A critical factor also taken into consideration is preventative measures fleet managers use to offset risk, such as telematics. It is important to note that conventional telematics is no longer the answer to risk management. Many fleets are looking to video telematics, like smart dashcams, to track driver behavior and the behavior of other drivers on the road, which can save a fleet millions of dollars in fraudulent lawsuits and insurance scams.

Driveri Events Cloud

In For the Long Haul

Fleet managers can expect to spend up to two years working on driver training and using video telematics to supply underwriters with evidence to make their case for lower premiums. While it can be a hassle, it is time well spent when the reward is enhanced driver safety and reduced cost of claims and unexpected business disruptions. Using scorecard data to showcase a two-year improvement shows the fleet’s level of commitment to safety and sustained commitment to lowering incidents.

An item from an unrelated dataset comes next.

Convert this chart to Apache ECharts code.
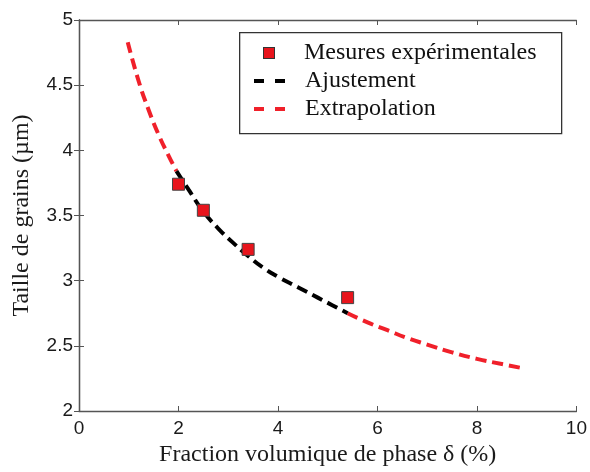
<!DOCTYPE html>
<html><head><meta charset="utf-8">
<script src="https://cdn.jsdelivr.net/npm/echarts@6/dist/echarts.min.js"></script>
<style>html,body{margin:0;padding:0;background:#fff}#c{width:590px;height:472px}</style>
</head><body><div id="c"></div>
<script>
const measX = [2.0, 2.5, 3.4, 5.4];
const measY = [3.74, 3.54, 3.24, 2.87];
const fitX = [1.96, 2.2, 2.5, 2.8, 3.1, 3.4, 3.7, 4.0, 4.4, 4.8, 5.1, 5.4];
const fitY = [3.84, 3.70, 3.53, 3.40, 3.29, 3.19, 3.10, 3.03, 2.95, 2.87, 2.81, 2.75];
const extLowX = [0.98, 1.2, 1.4, 1.6, 1.8, 1.96];
const extLowY = [4.83, 4.53, 4.31, 4.12, 3.96, 3.84];
const extHighX = [5.4, 5.8, 6.2, 6.6, 7.0, 7.5, 8.0, 8.5, 8.9];
const extHighY = [2.75, 2.68, 2.62, 2.56, 2.51, 2.45, 2.40, 2.36, 2.33];
const xTicks = [0, 2, 4, 6, 8, 10];
const yTicks = [2, 2.5, 3, 3.5, 4, 4.5, 5];
const names = ['Mesures expérimentales', 'Ajustement', 'Extrapolation'];

const zip = (a, b) => a.map((v, i) => [v, b[i]]);
const axisColor = '#555';
const red = '#f0202a';
const serif = 'Liberation Serif';
const chart = echarts.init(document.getElementById('c'));
const baseX = {
  type: 'value', min: xTicks[0], max: xTicks[xTicks.length - 1], interval: 2,
  axisLine: {show: true, lineStyle: {color: axisColor, width: 1.3}},
  axisTick: {show: true, inside: true, length: 5, lineStyle: {color: axisColor}},
  splitLine: {show: false}
};
const baseY = {
  type: 'value', min: yTicks[0], max: yTicks[yTicks.length - 1], interval: 0.5,
  axisLine: {show: true, lineStyle: {color: axisColor, width: 1.3}},
  axisTick: {show: true, inside: true, length: 5, lineStyle: {color: axisColor}},
  splitLine: {show: false}
};
const iconFor = {};
iconFor[names[0]] = '{sp|}{mk|}{sp|}';
iconFor[names[1]] = '{dk|}{g|}{dk|}';
iconFor[names[2]] = '{dr|}{g|}{dr|}';
chart.setOption({
  animation: false,
  backgroundColor: '#fff',
  grid: {left: 79, right: 12, top: 20, bottom: 58, containLabel: false},
  graphic: [{
    type: 'rect', left: 239, top: 32, z: 5,
    shape: {width: 322, height: 101},
    style: {fill: '#fff', stroke: '#333', lineWidth: 1.3}
  }],
  xAxis: [
    Object.assign({}, baseX, {
      position: 'bottom',
      name: 'Fraction volumique de phase δ (%)', nameLocation: 'middle', nameGap: 32,
      nameTextStyle: {fontFamily: serif, fontSize: 24, color: '#1a1a1a'},
      axisLabel: {fontFamily: 'Liberation Sans', fontSize: 19, color: '#1a1a1a', margin: 8}
    }),
    Object.assign({}, baseX, {position: 'top', axisLabel: {show: false}})
  ],
  yAxis: [
    Object.assign({}, baseY, {
      position: 'left',
      name: 'Taille de grains (µm)', nameLocation: 'middle', nameGap: 45,
      nameTextStyle: {fontFamily: serif, fontSize: 24, color: '#1a1a1a'},
      axisLabel: {fontFamily: 'Liberation Sans', fontSize: 19, color: '#1a1a1a', margin: 6}
    }),
    Object.assign({}, baseY, {position: 'right', axisLabel: {show: false}})
  ],
  legend: {
    left: 248, top: 41, orient: 'vertical', itemGap: 4, itemWidth: 0, itemHeight: 0,
    padding: 0, z: 10, icon: 'rect',
    itemStyle: {opacity: 0}, lineStyle: {opacity: 0},
    formatter: n => iconFor[n] + '{gp|}{t|' + n + '}',
    textStyle: {
      fontFamily: serif, fontSize: 24, color: '#111',
      rich: {
        t: {fontFamily: serif, fontSize: 24, color: '#111', verticalAlign: 'middle'},
        sp: {width: 10, height: 11, verticalAlign: 'middle'},
        mk: {width: 10, height: 10, backgroundColor: '#e8141c', borderColor: '#333', borderWidth: 1, verticalAlign: 'middle'},
        dk: {width: 10, height: 4, backgroundColor: '#000', verticalAlign: 'middle'},
        dr: {width: 10, height: 4, backgroundColor: red, verticalAlign: 'middle'},
        g: {width: 11, height: 4, verticalAlign: 'middle'},
        gp: {width: 20, height: 4, verticalAlign: 'middle'}
      }
    },
    data: names
  },
  series: [
    {name: names[2], type: 'line', data: zip(extLowX, extLowY), symbol: 'none', smooth: true,
     lineStyle: {color: red, width: 4, type: [11, 6]}, itemStyle: {color: red}, z: 2},
    {name: names[2], type: 'line', data: zip(extHighX, extHighY), symbol: 'none', smooth: true,
     lineStyle: {color: red, width: 4, type: [11, 6]}, itemStyle: {color: red}, z: 2},
    {name: names[1], type: 'line', data: zip(fitX, fitY), symbol: 'none', smooth: true,
     lineStyle: {color: '#000', width: 4, type: [11, 6]}, itemStyle: {color: '#000'}, z: 3},
    {name: names[0], type: 'scatter', data: zip(measX, measY), symbol: 'rect', symbolSize: 12,
     itemStyle: {color: '#e8141c', borderColor: '#444', borderWidth: 1, opacity: 1}, z: 4}
  ]
});
</script></body></html>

Most metrics that underwriting uses is reflexive, looking at past behaviors such as MVRs or past claims. Using a tool with indicators of current performance shows that you are actively engaging current behaviors before an accident or driving violation can occur.

If you don’t have two years of scorecard data, demonstrate a strategic approach. Show what issues your fleet and drivers had – then show how you benchmarked the fleet’s performance, what behaviors you’re measuring, what policies you’ve put in place, how you’re coaching drivers, and what your results are so far.

You’re In the Green

By investing in safety and incorporating emerging technologies into the daily business acumen, fleet operations can cement the appeal of their predominantly high-exposure workforce to insurance carriers. Additionally, by generating robust data, businesses can persuade insurers that they deserve adequate insurance premiums that don’t empty their wallets or decimate profit margins. When it comes time to renew an insurance policy, leaders should present their safety data and showcase improvement. Ultimately, improving health and safety measures is the only way to reduce insurance premiums, reduce or eliminate driver risks, and ensure business continuity.